You say ambiguity undermines Israeli democracy and prevents debate on matters of life and death, such as the question of whose finger will be on the button. Do you think the Israeli public is ready for such a discussion?
“There has been very little creative thinking in this area, and ambiguity is one of the stifling factors that have produced an unacceptable, closed culture incapable of creative thinking.
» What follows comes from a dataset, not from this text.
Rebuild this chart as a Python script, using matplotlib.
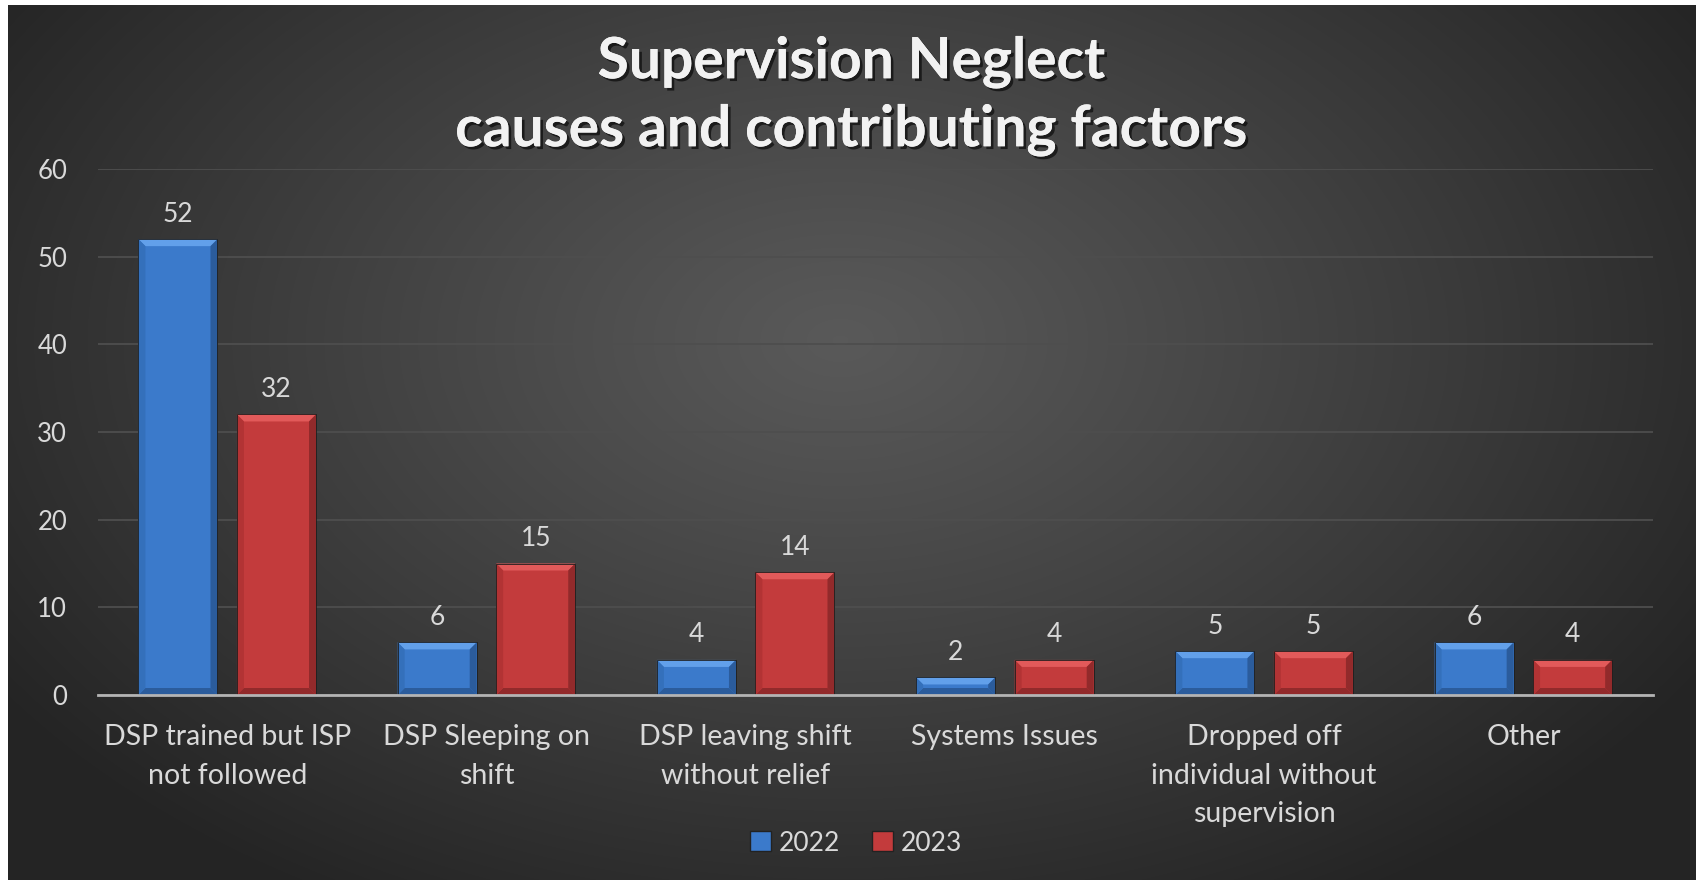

Ambiguity’s power derives from the fact that Israeli society accepts it, and it seems to the public that any attempt to deviate from it would cause serious damage to Israeli security.
“Ambiguity has created a public incapable of dealing with the topic, one that is afraid of it and prefers the issue to be handled by ‘trustworthy hands’ so that it does not have to take responsibility itself.
Ambiguity has created an ignorant, craven public which, in a certain sense, has betrayed its civic, democratic duties on this subject.”
What’s it like researching a topic nobody discusses?
“When I started studying this subject 25 years ago, I had the feeling I was entering a palace where nothing could be touched. It took me years to find the right way to handle the topic responsibly – from a researcher’s perspective, not from the standpoint of someone who is directly involved in the matter.
Today I think it is possible to initiate a meaningful dialogue about concrete, real issues.”